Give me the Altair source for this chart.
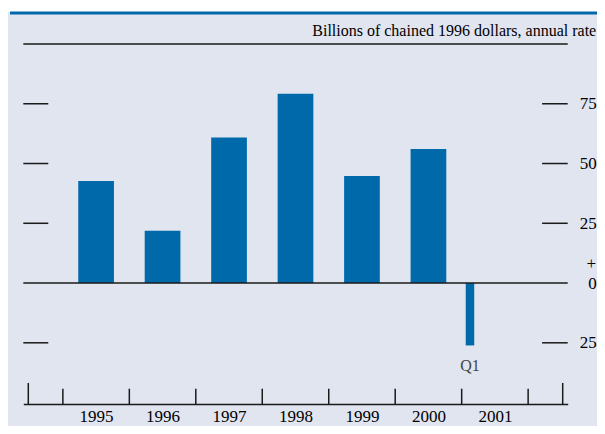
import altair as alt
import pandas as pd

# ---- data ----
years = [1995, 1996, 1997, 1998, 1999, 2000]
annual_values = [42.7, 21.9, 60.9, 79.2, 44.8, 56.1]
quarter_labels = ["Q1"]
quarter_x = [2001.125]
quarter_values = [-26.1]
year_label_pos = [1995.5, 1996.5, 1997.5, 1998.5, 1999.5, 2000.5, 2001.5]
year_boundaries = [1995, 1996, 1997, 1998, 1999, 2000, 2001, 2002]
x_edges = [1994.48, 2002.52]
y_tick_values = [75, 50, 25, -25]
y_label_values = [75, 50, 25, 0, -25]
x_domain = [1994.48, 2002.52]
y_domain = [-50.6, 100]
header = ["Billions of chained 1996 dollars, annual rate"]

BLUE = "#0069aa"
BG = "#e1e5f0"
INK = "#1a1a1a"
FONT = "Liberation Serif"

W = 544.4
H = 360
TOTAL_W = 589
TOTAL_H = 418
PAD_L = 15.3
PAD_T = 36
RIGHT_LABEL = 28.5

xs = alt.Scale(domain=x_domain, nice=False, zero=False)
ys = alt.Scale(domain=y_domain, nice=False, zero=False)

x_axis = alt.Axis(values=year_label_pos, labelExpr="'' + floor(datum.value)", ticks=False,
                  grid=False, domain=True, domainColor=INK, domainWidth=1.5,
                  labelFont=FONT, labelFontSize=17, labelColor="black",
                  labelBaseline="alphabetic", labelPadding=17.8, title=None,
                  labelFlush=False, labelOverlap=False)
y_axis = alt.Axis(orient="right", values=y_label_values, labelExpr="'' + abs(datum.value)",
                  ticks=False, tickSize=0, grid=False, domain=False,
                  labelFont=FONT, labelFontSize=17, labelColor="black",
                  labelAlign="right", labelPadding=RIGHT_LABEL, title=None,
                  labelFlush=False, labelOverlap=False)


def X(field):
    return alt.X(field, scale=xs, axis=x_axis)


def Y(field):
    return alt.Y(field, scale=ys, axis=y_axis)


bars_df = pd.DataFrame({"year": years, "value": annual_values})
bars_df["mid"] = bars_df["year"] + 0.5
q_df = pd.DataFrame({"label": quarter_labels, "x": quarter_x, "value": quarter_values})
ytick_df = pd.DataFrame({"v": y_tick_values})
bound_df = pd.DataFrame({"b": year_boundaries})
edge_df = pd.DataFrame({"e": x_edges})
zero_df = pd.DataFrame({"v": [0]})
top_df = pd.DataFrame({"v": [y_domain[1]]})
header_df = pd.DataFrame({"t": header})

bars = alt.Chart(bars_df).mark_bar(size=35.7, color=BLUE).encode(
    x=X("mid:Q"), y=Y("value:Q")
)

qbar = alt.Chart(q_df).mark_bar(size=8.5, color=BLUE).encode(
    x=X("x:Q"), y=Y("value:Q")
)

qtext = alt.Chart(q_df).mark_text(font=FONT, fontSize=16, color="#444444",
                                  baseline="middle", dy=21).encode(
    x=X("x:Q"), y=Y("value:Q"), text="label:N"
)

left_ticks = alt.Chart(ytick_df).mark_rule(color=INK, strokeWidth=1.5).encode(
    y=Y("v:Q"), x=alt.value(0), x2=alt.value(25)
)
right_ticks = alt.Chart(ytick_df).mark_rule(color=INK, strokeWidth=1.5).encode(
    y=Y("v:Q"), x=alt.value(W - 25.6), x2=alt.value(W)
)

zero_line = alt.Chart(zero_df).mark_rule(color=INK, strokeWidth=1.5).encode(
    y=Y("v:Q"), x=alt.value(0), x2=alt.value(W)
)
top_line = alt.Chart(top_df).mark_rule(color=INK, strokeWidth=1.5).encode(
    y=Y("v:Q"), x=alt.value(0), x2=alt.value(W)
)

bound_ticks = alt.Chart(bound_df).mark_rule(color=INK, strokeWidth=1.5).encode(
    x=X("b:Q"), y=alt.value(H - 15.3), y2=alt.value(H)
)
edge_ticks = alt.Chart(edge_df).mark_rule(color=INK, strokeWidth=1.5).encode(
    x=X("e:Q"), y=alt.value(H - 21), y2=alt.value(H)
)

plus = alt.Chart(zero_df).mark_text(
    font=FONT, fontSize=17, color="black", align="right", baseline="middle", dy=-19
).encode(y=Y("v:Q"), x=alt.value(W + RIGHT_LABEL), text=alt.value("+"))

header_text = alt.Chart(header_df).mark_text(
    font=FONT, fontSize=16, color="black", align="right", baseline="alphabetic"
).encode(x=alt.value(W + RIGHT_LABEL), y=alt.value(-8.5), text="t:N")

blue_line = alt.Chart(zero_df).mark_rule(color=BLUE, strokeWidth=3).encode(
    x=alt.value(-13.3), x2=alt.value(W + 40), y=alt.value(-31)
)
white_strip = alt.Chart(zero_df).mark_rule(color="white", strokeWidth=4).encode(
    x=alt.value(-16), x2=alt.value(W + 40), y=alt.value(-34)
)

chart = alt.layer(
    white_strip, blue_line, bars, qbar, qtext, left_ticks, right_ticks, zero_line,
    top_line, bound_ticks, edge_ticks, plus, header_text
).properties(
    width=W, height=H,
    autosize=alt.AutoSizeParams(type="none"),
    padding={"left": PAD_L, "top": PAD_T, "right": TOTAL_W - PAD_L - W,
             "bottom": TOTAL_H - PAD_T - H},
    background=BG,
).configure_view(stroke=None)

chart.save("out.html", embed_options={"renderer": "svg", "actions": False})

★ ★ ★ ★ ★ ★ ★

## TASK DESCRIPTION
Images should not appear in the copy; retype the listing above exactly.

## ANSWER TO THIS TASK
Give me the Altair source for this chart.
import altair as alt
import pandas as pd

# ---- data ----
years = [1995, 1996, 1997, 1998, 1999, 2000]
annual_values = [42.7, 21.9, 60.9, 79.2, 44.8, 56.1]
quarter_labels = ["Q1"]
quarter_x = [2001.125]
quarter_values = [-26.1]
year_label_pos = [1995.5, 1996.5, 1997.5, 1998.5, 1999.5, 2000.5, 2001.5]
year_boundaries = [1995, 1996, 1997, 1998, 1999, 2000, 2001, 2002]
x_edges = [1994.48, 2002.52]
y_tick_values = [75, 50, 25, -25]
y_label_values = [75, 50, 25, 0, -25]
x_domain = [1994.48, 2002.52]
y_domain = [-50.6, 100]
header = ["Billions of chained 1996 dollars, annual rate"]

BLUE = "#0069aa"
BG = "#e1e5f0"
INK = "#1a1a1a"
FONT = "Liberation Serif"

W = 544.4
H = 360
TOTAL_W = 589
TOTAL_H = 418
PAD_L = 15.3
PAD_T = 36
RIGHT_LABEL = 28.5

xs = alt.Scale(domain=x_domain, nice=False, zero=False)
ys = alt.Scale(domain=y_domain, nice=False, zero=False)

x_axis = alt.Axis(values=year_label_pos, labelExpr="'' + floor(datum.value)", ticks=False,
                  grid=False, domain=True, domainColor=INK, domainWidth=1.5,
                  labelFont=FONT, labelFontSize=17, labelColor="black",
                  labelBaseline="alphabetic", labelPadding=17.8, title=None,
                  labelFlush=False, labelOverlap=False)
y_axis = alt.Axis(orient="right", values=y_label_values, labelExpr="'' + abs(datum.value)",
                  ticks=False, tickSize=0, grid=False, domain=False,
                  labelFont=FONT, labelFontSize=17, labelColor="black",
                  labelAlign="right", labelPadding=RIGHT_LABEL, title=None,
                  labelFlush=False, labelOverlap=False)


def X(field):
    return alt.X(field, scale=xs, axis=x_axis)


def Y(field):
    return alt.Y(field, scale=ys, axis=y_axis)


bars_df = pd.DataFrame({"year": years, "value": annual_values})
bars_df["mid"] = bars_df["year"] + 0.5
q_df = pd.DataFrame({"label": quarter_labels, "x": quarter_x, "value": quarter_values})
ytick_df = pd.DataFrame({"v": y_tick_values})
bound_df = pd.DataFrame({"b": year_boundaries})
edge_df = pd.DataFrame({"e": x_edges})
zero_df = pd.DataFrame({"v": [0]})
top_df = pd.DataFrame({"v": [y_domain[1]]})
header_df = pd.DataFrame({"t": header})

bars = alt.Chart(bars_df).mark_bar(size=35.7, color=BLUE).encode(
    x=X("mid:Q"), y=Y("value:Q")
)

qbar = alt.Chart(q_df).mark_bar(size=8.5, color=BLUE).encode(
    x=X("x:Q"), y=Y("value:Q")
)

qtext = alt.Chart(q_df).mark_text(font=FONT, fontSize=16, color="#444444",
                                  baseline="middle", dy=21).encode(
    x=X("x:Q"), y=Y("value:Q"), text="label:N"
)

left_ticks = alt.Chart(ytick_df).mark_rule(color=INK, strokeWidth=1.5).encode(
    y=Y("v:Q"), x=alt.value(0), x2=alt.value(25)
)
right_ticks = alt.Chart(ytick_df).mark_rule(color=INK, strokeWidth=1.5).encode(
    y=Y("v:Q"), x=alt.value(W - 25.6), x2=alt.value(W)
)

zero_line = alt.Chart(zero_df).mark_rule(color=INK, strokeWidth=1.5).encode(
    y=Y("v:Q"), x=alt.value(0), x2=alt.value(W)
)
top_line = alt.Chart(top_df).mark_rule(color=INK, strokeWidth=1.5).encode(
    y=Y("v:Q"), x=alt.value(0), x2=alt.value(W)
)

bound_ticks = alt.Chart(bound_df).mark_rule(color=INK, strokeWidth=1.5).encode(
    x=X("b:Q"), y=alt.value(H - 15.3), y2=alt.value(H)
)
edge_ticks = alt.Chart(edge_df).mark_rule(color=INK, strokeWidth=1.5).encode(
    x=X("e:Q"), y=alt.value(H - 21), y2=alt.value(H)
)

plus = alt.Chart(zero_df).mark_text(
    font=FONT, fontSize=17, color="black", align="right", baseline="middle", dy=-19
).encode(y=Y("v:Q"), x=alt.value(W + RIGHT_LABEL), text=alt.value("+"))

header_text = alt.Chart(header_df).mark_text(
    font=FONT, fontSize=16, color="black", align="right", baseline="alphabetic"
).encode(x=alt.value(W + RIGHT_LABEL), y=alt.value(-8.5), text="t:N")

blue_line = alt.Chart(zero_df).mark_rule(color=BLUE, strokeWidth=3).encode(
    x=alt.value(-13.3), x2=alt.value(W + 40), y=alt.value(-31)
)
white_strip = alt.Chart(zero_df).mark_rule(color="white", strokeWidth=4).encode(
    x=alt.value(-16), x2=alt.value(W + 40), y=alt.value(-34)
)

chart = alt.layer(
    white_strip, blue_line, bars, qbar, qtext, left_ticks, right_ticks, zero_line,
    top_line, bound_ticks, edge_ticks, plus, header_text
).properties(
    width=W, height=H,
    autosize=alt.AutoSizeParams(type="none"),
    padding={"left": PAD_L, "top": PAD_T, "right": TOTAL_W - PAD_L - W,
             "bottom": TOTAL_H - PAD_T - H},
    background=BG,
).configure_view(stroke=None)

chart.save("out.html", embed_options={"renderer": "svg", "actions": False})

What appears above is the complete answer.